Last month at Wolverhampton Crown Court, Alutrade Ltd admitted corporate manslaughter. They were sentenced at the same court on 25 March. George, 55, of Bromsgrove, Director Kevin Pugh, 46, from Sutton Coldfield, and Health and Safety Manager Mark Redfern, 61, of Rowley Regis, were initially charged with Gross Negligence Manslaughter, but instead pleaded guilty to breaches of the Health and Safety at Work etc Act 1974.

They admitted the charge on the basis that their failings didn’t cause the death, but together the management of the company amounted to corporate manslaughter.

  • Alutrade Ltd was fined £2m with £105,514 costs, at Wolverhampton Crown Court.
  • Malcolm George was fined £15,000 and ordered to pay costs of £7,109.
  • Kevin Pugh was fined £5,318 and ordered to pay £3,854 costs.
  • Mark Redfern was fined £2,635 and the company ordered to pay his costs.

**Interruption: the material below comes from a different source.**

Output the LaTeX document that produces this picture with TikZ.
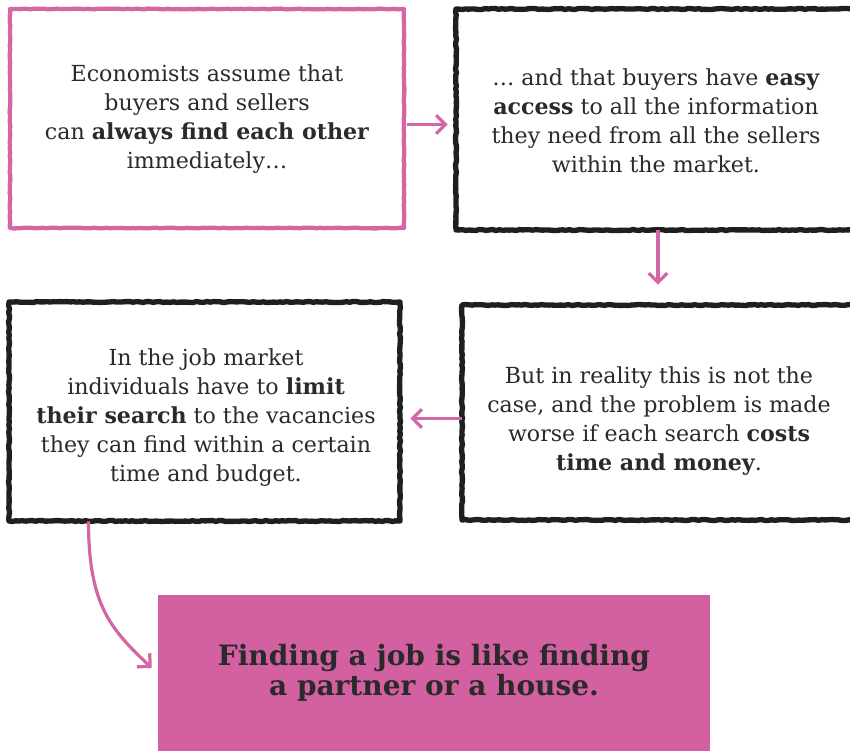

Dangerous working practices

Senior investigating officer Det Insp Hannah Whitehouse said: “Stuart’s death should never have happened, but sadly it was an incident waiting to happen. He and other staff at Alutrade Ltd were operating in a culture where dangerous working practices were regularly overlooked. You do not need a detailed understanding of health and safety legislation to know from watching the footage that workers were frequently allowed to risk their lives".

“The company put profit before health and safety and it cost Stuart his life. I hope today’s convictions and hefty fines act as a deterrent to anyone else involved in the industry who hasn’t got their workers’ safety as the top priority.”

Mr Towns’ family said today: “After five years we now feel we can start to focus on the happy times we shared as a family with Stuart. We hope that lessons can be learned from the way that Stuart died and hope that no other family goes through what we have been through. It’s now time for us to focus on the good memories we have of Stuart.

HSE inspector Jan Willets said: “Serious injuries to workers in waste and recycling are too common; and robust health and safety management by employers would reduce the risk. If the gates preventing access to the conveyor had been repaired, workers would not have been put at risk and Stuart Towns’ fatal injuries could have been prevented.”